A multidão do Caracazo gerou o Chavez de 92: líder de uma rebelião frustrada. Depois, viria a vitória chavista nas urnas em 1998. E um governo sustentado pela multidão. Sempre.
Chavez é filho da multidão, por mais que dezenas de pessoas com as quais conversei nas ruas de Caracas tendam a ver o contrário: “era como um pai para nós”. Ah, a eterna necessidade humana de se proteger à sombra de um pai poderoso e justo. Mas quantas vezes são os filhos que – sem perceber – conduzem os pais!
A multidão vermelha de Caracas tem o fio da história nas mãos. Vejo cenas emocionantes nas ruas: gente que chora ao falar o nome de Chavez. E um bordão que se repete, mas que não se desgasta: “Chavez somos todos nós, Chavez é a multidão”.
Na fila que passa lentamente ao lado do caixão, senhoras desesperadas se debruçam, fazem o sinal da cruz. Soldados fardados batem continência. Mas às vezes tudo se inverte: o soldado chora, e mulheres batem continência ao “comandante”.

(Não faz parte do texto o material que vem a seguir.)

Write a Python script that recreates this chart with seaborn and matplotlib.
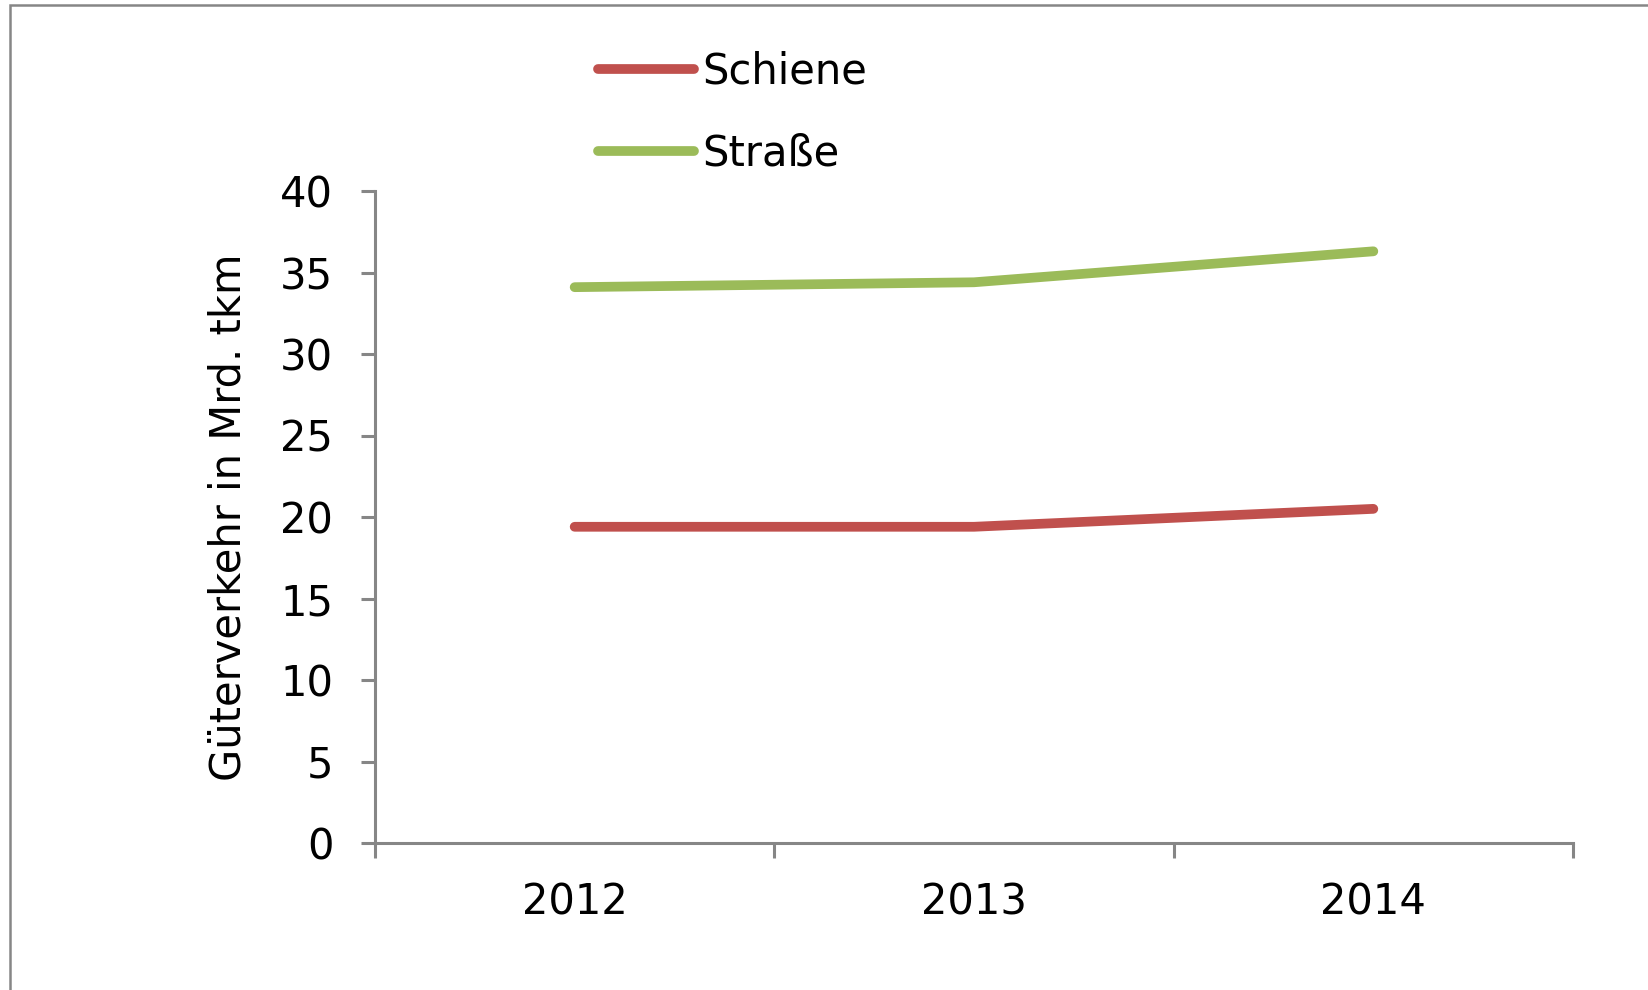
import matplotlib
matplotlib.use("Agg")
import matplotlib.pyplot as plt
import seaborn as sns
import pandas as pd
from matplotlib.patches import Rectangle

# Values (Mrd. tkm)
years = ["2012", "2013", "2014"]
schiene = [19.4, 19.4, 20.5]
strasse = [34.1, 34.4, 36.3]
series_names = ["Schiene", "Straße"]
colors = {"Schiene": "#C0504D", "Straße": "#9BBB59"}
y_ticks = [0, 5, 10, 15, 20, 25, 30, 35, 40]

df = pd.DataFrame({
    "Jahr": years * 2,
    "Wert": schiene + strasse,
    "Verkehr": [series_names[0]] * 3 + [series_names[1]] * 3,
})

sns.set_style("white")
plt.rcParams["font.family"] = ["DejaVu Sans"]
plt.rcParams["text.color"] = "black"
plt.rcParams["axes.labelcolor"] = "black"
plt.rcParams["xtick.labelcolor"] = "black"
plt.rcParams["ytick.labelcolor"] = "black"

fig = plt.figure(figsize=(16.48, 9.9), dpi=100)
ax = fig.add_axes([375 / 1648, 1 - 843 / 990, 1198 / 1648, 652 / 990])

sns.lineplot(data=df, x="Jahr", y="Wert", hue="Verkehr", palette=colors,
             linewidth=7, ax=ax, legend=False, sort=False)
for line in ax.get_lines():
    line.set_solid_capstyle("round")
    line.set_solid_joinstyle("round")

axis_grey = "#868686"
ax.set_xlim(-0.5, 2.5)
ax.set_ylim(0, 40)
ax.set_yticks(y_ticks)
ax.set_xticks([0, 1, 2])
ax.set_xticks([-0.5, 0.5, 1.5, 2.5], minor=True)
ax.tick_params(axis="x", which="major", length=0, pad=28, labelsize=30)
ax.tick_params(axis="x", which="minor", length=11, width=2.2, color=axis_grey, direction="out")
ax.tick_params(axis="y", length=10, width=2.2, color=axis_grey, direction="out", pad=20, labelsize=30)
ax.xaxis.set_ticks_position("bottom")
ax.yaxis.set_ticks_position("left")

for side in ["top", "right"]:
    ax.spines[side].set_visible(False)
for side in ["left", "bottom"]:
    ax.spines[side].set_color(axis_grey)
    ax.spines[side].set_linewidth(2.2)

ax.set_xlabel("")
ax.set_ylabel("Güterverkehr in Mrd. tkm", fontsize=30, labelpad=22)

# legend above the plot
handles = [plt.Line2D([], [], color=colors[n], linewidth=7, solid_capstyle="round") for n in series_names]
fig.legend(handles, series_names, loc="upper left", bbox_to_anchor=(598 / 1648, 1 - 51 / 990),
           frameon=False, fontsize=30, handlelength=2.3, handletextpad=0.2,
           labelspacing=0.95, borderpad=0, borderaxespad=0)

# chart frame (cut off at right and bottom)
fig.patches.append(Rectangle((9.5 / 1648, -0.1), 1.2, 1 - 5 / 990 + 0.1, transform=fig.transFigure,
                             fill=False, edgecolor=axis_grey, linewidth=1.8))

fig.savefig("out.png", dpi=100, facecolor="white")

O taxista do começo do texto, coitado, faz parte de um outro mundo. Preso à lógica mercantil, acredita que as pessoas só se movem quando são “pagas”. Mas a multidão de Caracas se move por outros caminhos. A multidão de Caracas parece disposta a conduzir o fio da história.
Discursos derramados na TV. E de repente o aviso (chocante para mim, confeso) de que Chavez será “embalsamado”. Que apego à figura do líder! Chavez, preso numa urna de cristal, não pode fazer nada. É apenas uma alegoria – algo fantasmagórica – num país em que a história se escreve pelas multidão: em 89 no Caracazo, em 2002 na reação ao golpe, em tantas e tantas eleições… E agora também na despedida do líder.
Dia seguinte, sexta-feira: a multidão interrompe sua lenta caminhada ao largo do saguão onde ocorre o velório. Agora são os chefes de Estado que prestam homenagem a Chavez. Simbolicamente, Nicolás Maduro ergue uma réplica da espada de Bolívar. E a deposita sobre o caixão.
Bolívar conduzia a multidão. Chavez foi conduzido por ela. A multidão vermelha de Caracas faz história.